#### DATA PROVIDED:
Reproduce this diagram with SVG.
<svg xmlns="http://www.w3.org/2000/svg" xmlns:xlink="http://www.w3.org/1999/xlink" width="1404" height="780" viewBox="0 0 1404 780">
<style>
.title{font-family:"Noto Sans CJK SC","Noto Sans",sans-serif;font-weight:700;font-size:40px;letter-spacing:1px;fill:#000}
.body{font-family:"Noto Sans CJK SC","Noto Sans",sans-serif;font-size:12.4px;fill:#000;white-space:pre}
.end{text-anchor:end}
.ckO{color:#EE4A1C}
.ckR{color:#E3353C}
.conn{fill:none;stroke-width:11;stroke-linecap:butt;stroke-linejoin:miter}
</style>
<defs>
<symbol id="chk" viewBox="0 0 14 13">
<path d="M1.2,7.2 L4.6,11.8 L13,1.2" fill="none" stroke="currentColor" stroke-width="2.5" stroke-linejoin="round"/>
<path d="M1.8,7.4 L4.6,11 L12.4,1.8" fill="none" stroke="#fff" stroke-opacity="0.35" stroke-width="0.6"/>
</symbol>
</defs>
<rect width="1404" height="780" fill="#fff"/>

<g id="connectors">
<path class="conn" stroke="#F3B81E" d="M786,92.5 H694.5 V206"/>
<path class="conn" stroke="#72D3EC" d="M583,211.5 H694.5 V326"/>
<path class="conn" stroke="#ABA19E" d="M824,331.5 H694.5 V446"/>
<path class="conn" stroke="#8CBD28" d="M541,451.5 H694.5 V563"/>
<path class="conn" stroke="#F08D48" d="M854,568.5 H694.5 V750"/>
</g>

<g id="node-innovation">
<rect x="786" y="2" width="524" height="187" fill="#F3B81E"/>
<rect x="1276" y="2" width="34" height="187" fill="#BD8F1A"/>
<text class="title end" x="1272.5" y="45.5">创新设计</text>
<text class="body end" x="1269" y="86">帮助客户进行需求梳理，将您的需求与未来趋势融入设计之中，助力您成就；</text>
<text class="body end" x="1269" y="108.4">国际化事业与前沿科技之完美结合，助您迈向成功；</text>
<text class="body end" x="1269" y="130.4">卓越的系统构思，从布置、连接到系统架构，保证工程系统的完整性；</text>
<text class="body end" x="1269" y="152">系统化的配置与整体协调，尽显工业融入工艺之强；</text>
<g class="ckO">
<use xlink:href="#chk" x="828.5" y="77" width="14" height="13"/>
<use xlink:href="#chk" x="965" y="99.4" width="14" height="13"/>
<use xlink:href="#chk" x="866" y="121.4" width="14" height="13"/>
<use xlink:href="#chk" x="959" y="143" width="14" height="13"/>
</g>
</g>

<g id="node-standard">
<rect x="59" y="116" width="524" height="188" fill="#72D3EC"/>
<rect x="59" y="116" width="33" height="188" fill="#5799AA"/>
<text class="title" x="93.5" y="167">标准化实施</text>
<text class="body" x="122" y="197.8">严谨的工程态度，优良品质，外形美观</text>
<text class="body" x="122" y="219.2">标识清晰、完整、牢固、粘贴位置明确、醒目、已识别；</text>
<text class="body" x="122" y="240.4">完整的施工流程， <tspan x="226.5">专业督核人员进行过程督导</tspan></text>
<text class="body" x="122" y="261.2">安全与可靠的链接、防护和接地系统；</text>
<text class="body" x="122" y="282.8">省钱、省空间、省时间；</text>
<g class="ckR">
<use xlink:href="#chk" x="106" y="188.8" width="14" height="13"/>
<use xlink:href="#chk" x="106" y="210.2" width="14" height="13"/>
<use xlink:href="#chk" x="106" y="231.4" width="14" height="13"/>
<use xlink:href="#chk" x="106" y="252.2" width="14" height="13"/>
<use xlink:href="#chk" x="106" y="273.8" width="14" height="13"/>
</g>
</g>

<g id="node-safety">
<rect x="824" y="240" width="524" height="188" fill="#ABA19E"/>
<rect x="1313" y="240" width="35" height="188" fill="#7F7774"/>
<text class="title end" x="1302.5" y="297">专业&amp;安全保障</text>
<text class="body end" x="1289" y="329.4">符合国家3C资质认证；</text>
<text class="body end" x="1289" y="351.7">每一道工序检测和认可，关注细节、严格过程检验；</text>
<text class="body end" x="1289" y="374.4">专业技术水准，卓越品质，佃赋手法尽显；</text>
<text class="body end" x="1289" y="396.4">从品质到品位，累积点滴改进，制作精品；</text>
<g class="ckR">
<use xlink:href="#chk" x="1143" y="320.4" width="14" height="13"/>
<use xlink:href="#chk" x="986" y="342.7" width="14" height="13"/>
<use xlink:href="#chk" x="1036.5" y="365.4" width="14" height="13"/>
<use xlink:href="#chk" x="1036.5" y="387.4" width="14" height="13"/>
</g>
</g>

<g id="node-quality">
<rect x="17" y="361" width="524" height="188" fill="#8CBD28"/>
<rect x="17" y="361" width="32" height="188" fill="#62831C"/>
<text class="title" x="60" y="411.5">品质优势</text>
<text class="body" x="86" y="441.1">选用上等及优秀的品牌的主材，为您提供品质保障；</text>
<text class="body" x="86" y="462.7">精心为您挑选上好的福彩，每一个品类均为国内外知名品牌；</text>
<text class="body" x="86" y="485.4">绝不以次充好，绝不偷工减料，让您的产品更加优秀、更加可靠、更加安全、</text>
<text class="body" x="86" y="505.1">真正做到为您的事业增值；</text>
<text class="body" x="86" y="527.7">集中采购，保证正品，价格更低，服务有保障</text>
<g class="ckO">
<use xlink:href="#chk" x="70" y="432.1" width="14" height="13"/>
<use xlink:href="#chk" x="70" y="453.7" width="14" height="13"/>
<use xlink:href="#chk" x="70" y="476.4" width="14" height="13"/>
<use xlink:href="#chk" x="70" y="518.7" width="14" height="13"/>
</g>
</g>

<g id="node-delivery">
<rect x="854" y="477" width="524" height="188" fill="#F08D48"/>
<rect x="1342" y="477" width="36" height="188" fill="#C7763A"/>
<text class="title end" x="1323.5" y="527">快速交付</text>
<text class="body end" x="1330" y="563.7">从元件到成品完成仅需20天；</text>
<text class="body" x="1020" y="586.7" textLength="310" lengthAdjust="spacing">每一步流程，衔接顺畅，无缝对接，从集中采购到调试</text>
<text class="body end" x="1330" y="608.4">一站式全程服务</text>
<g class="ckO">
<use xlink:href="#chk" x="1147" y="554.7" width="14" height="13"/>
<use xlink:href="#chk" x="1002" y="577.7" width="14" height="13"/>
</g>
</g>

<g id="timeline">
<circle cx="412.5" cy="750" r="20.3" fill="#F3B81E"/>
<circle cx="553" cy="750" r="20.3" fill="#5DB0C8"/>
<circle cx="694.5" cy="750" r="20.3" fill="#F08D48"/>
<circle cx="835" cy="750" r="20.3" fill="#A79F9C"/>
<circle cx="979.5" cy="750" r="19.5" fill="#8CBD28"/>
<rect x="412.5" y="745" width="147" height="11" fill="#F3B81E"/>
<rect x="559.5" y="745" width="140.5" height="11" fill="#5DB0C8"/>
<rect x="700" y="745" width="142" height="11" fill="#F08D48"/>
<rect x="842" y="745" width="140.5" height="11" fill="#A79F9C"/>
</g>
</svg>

#### GIVEN TASK:
Write each line above out exactly.

#### ANSWER BELOW:
Reproduce this diagram with SVG.
<svg xmlns="http://www.w3.org/2000/svg" xmlns:xlink="http://www.w3.org/1999/xlink" width="1404" height="780" viewBox="0 0 1404 780">
<style>
.title{font-family:"Noto Sans CJK SC","Noto Sans",sans-serif;font-weight:700;font-size:40px;letter-spacing:1px;fill:#000}
.body{font-family:"Noto Sans CJK SC","Noto Sans",sans-serif;font-size:12.4px;fill:#000;white-space:pre}
.end{text-anchor:end}
.ckO{color:#EE4A1C}
.ckR{color:#E3353C}
.conn{fill:none;stroke-width:11;stroke-linecap:butt;stroke-linejoin:miter}
</style>
<defs>
<symbol id="chk" viewBox="0 0 14 13">
<path d="M1.2,7.2 L4.6,11.8 L13,1.2" fill="none" stroke="currentColor" stroke-width="2.5" stroke-linejoin="round"/>
<path d="M1.8,7.4 L4.6,11 L12.4,1.8" fill="none" stroke="#fff" stroke-opacity="0.35" stroke-width="0.6"/>
</symbol>
</defs>
<rect width="1404" height="780" fill="#fff"/>

<g id="connectors">
<path class="conn" stroke="#F3B81E" d="M786,92.5 H694.5 V206"/>
<path class="conn" stroke="#72D3EC" d="M583,211.5 H694.5 V326"/>
<path class="conn" stroke="#ABA19E" d="M824,331.5 H694.5 V446"/>
<path class="conn" stroke="#8CBD28" d="M541,451.5 H694.5 V563"/>
<path class="conn" stroke="#F08D48" d="M854,568.5 H694.5 V750"/>
</g>

<g id="node-innovation">
<rect x="786" y="2" width="524" height="187" fill="#F3B81E"/>
<rect x="1276" y="2" width="34" height="187" fill="#BD8F1A"/>
<text class="title end" x="1272.5" y="45.5">创新设计</text>
<text class="body end" x="1269" y="86">帮助客户进行需求梳理，将您的需求与未来趋势融入设计之中，助力您成就；</text>
<text class="body end" x="1269" y="108.4">国际化事业与前沿科技之完美结合，助您迈向成功；</text>
<text class="body end" x="1269" y="130.4">卓越的系统构思，从布置、连接到系统架构，保证工程系统的完整性；</text>
<text class="body end" x="1269" y="152">系统化的配置与整体协调，尽显工业融入工艺之强；</text>
<g class="ckO">
<use xlink:href="#chk" x="828.5" y="77" width="14" height="13"/>
<use xlink:href="#chk" x="965" y="99.4" width="14" height="13"/>
<use xlink:href="#chk" x="866" y="121.4" width="14" height="13"/>
<use xlink:href="#chk" x="959" y="143" width="14" height="13"/>
</g>
</g>

<g id="node-standard">
<rect x="59" y="116" width="524" height="188" fill="#72D3EC"/>
<rect x="59" y="116" width="33" height="188" fill="#5799AA"/>
<text class="title" x="93.5" y="167">标准化实施</text>
<text class="body" x="122" y="197.8">严谨的工程态度，优良品质，外形美观</text>
<text class="body" x="122" y="219.2">标识清晰、完整、牢固、粘贴位置明确、醒目、已识别；</text>
<text class="body" x="122" y="240.4">完整的施工流程， <tspan x="226.5">专业督核人员进行过程督导</tspan></text>
<text class="body" x="122" y="261.2">安全与可靠的链接、防护和接地系统；</text>
<text class="body" x="122" y="282.8">省钱、省空间、省时间；</text>
<g class="ckR">
<use xlink:href="#chk" x="106" y="188.8" width="14" height="13"/>
<use xlink:href="#chk" x="106" y="210.2" width="14" height="13"/>
<use xlink:href="#chk" x="106" y="231.4" width="14" height="13"/>
<use xlink:href="#chk" x="106" y="252.2" width="14" height="13"/>
<use xlink:href="#chk" x="106" y="273.8" width="14" height="13"/>
</g>
</g>

<g id="node-safety">
<rect x="824" y="240" width="524" height="188" fill="#ABA19E"/>
<rect x="1313" y="240" width="35" height="188" fill="#7F7774"/>
<text class="title end" x="1302.5" y="297">专业&amp;安全保障</text>
<text class="body end" x="1289" y="329.4">符合国家3C资质认证；</text>
<text class="body end" x="1289" y="351.7">每一道工序检测和认可，关注细节、严格过程检验；</text>
<text class="body end" x="1289" y="374.4">专业技术水准，卓越品质，佃赋手法尽显；</text>
<text class="body end" x="1289" y="396.4">从品质到品位，累积点滴改进，制作精品；</text>
<g class="ckR">
<use xlink:href="#chk" x="1143" y="320.4" width="14" height="13"/>
<use xlink:href="#chk" x="986" y="342.7" width="14" height="13"/>
<use xlink:href="#chk" x="1036.5" y="365.4" width="14" height="13"/>
<use xlink:href="#chk" x="1036.5" y="387.4" width="14" height="13"/>
</g>
</g>

<g id="node-quality">
<rect x="17" y="361" width="524" height="188" fill="#8CBD28"/>
<rect x="17" y="361" width="32" height="188" fill="#62831C"/>
<text class="title" x="60" y="411.5">品质优势</text>
<text class="body" x="86" y="441.1">选用上等及优秀的品牌的主材，为您提供品质保障；</text>
<text class="body" x="86" y="462.7">精心为您挑选上好的福彩，每一个品类均为国内外知名品牌；</text>
<text class="body" x="86" y="485.4">绝不以次充好，绝不偷工减料，让您的产品更加优秀、更加可靠、更加安全、</text>
<text class="body" x="86" y="505.1">真正做到为您的事业增值；</text>
<text class="body" x="86" y="527.7">集中采购，保证正品，价格更低，服务有保障</text>
<g class="ckO">
<use xlink:href="#chk" x="70" y="432.1" width="14" height="13"/>
<use xlink:href="#chk" x="70" y="453.7" width="14" height="13"/>
<use xlink:href="#chk" x="70" y="476.4" width="14" height="13"/>
<use xlink:href="#chk" x="70" y="518.7" width="14" height="13"/>
</g>
</g>

<g id="node-delivery">
<rect x="854" y="477" width="524" height="188" fill="#F08D48"/>
<rect x="1342" y="477" width="36" height="188" fill="#C7763A"/>
<text class="title end" x="1323.5" y="527">快速交付</text>
<text class="body end" x="1330" y="563.7">从元件到成品完成仅需20天；</text>
<text class="body" x="1020" y="586.7" textLength="310" lengthAdjust="spacing">每一步流程，衔接顺畅，无缝对接，从集中采购到调试</text>
<text class="body end" x="1330" y="608.4">一站式全程服务</text>
<g class="ckO">
<use xlink:href="#chk" x="1147" y="554.7" width="14" height="13"/>
<use xlink:href="#chk" x="1002" y="577.7" width="14" height="13"/>
</g>
</g>

<g id="timeline">
<circle cx="412.5" cy="750" r="20.3" fill="#F3B81E"/>
<circle cx="553" cy="750" r="20.3" fill="#5DB0C8"/>
<circle cx="694.5" cy="750" r="20.3" fill="#F08D48"/>
<circle cx="835" cy="750" r="20.3" fill="#A79F9C"/>
<circle cx="979.5" cy="750" r="19.5" fill="#8CBD28"/>
<rect x="412.5" y="745" width="147" height="11" fill="#F3B81E"/>
<rect x="559.5" y="745" width="140.5" height="11" fill="#5DB0C8"/>
<rect x="700" y="745" width="142" height="11" fill="#F08D48"/>
<rect x="842" y="745" width="140.5" height="11" fill="#A79F9C"/>
</g>
</svg>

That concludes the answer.